Edward Spencer
- Born: Edward Spencer 18 June 1876 Renfrewshire, Scotland
- Died: 10 April 1931 (aged 54) Glasgow, Scotland

Rugby union career
- Position: Centre

Amateur team(s)
- Years: Team / Apps / (Points)
- Clydesdale

Provincial / State sides
- Years: Team / Apps / (Points)
- Glasgow District

International career
- Years: Team / Apps / (Points)
- 1898: Scotland / 1 / (0)

= Edward Spencer (rugby union) =

Scottish rugby union player (1876–1931)

Edward Spencer (18 June 1876 – 10 April 1931) was a Scottish rugby union international who represented Scotland in the 1898 Home Nations Championship.

He was born to parents James Spencer and Jessie Steven and had 3 brothers and 4 sisters. He grew up in Eastwood, Renfrewshire.

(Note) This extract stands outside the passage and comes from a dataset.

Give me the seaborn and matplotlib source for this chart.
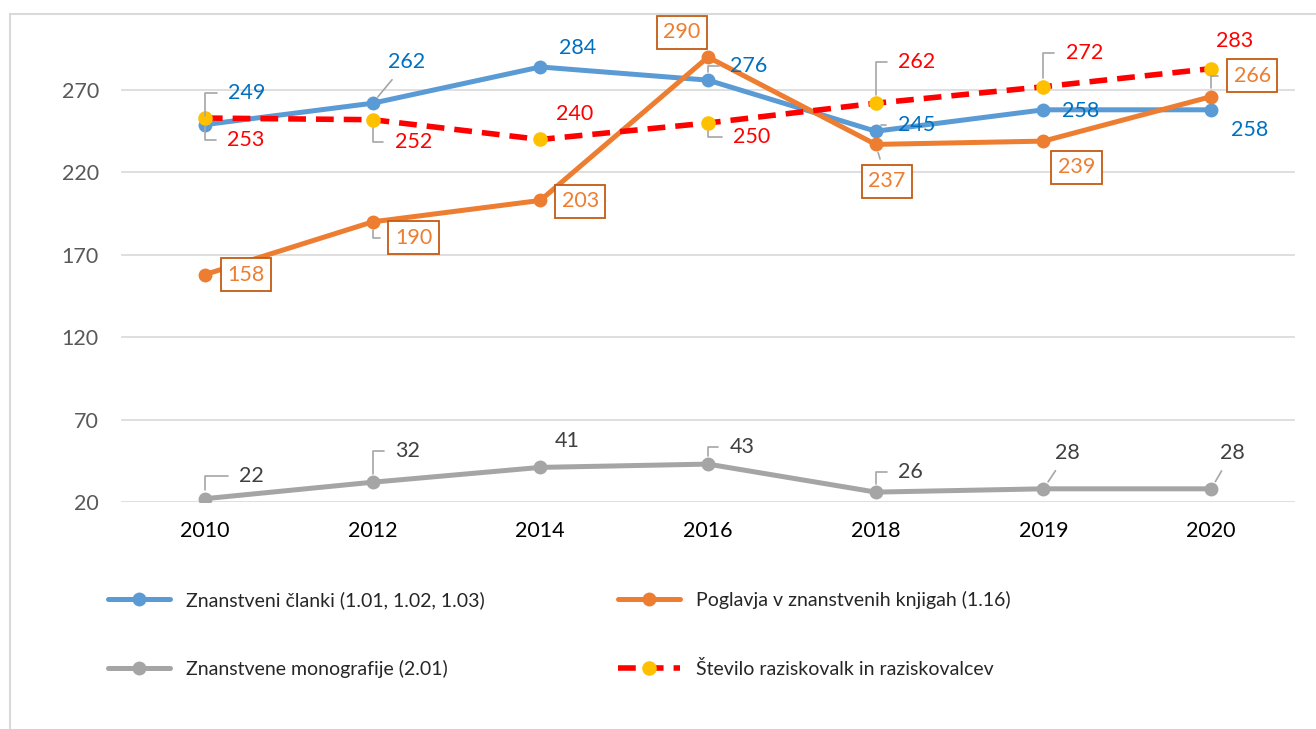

He played as a centre for Clydesdale RFC and also represented Glasgow District. He played in the 2 December 1899 inter-city match against Edinburgh District. Edinburgh won the match 9-3.

He played just the once for the Scottish international rugby union side, against Ireland on 18 February 1898 in Belfast. Scotland won the match 8-0; by 2 tries and a conversion.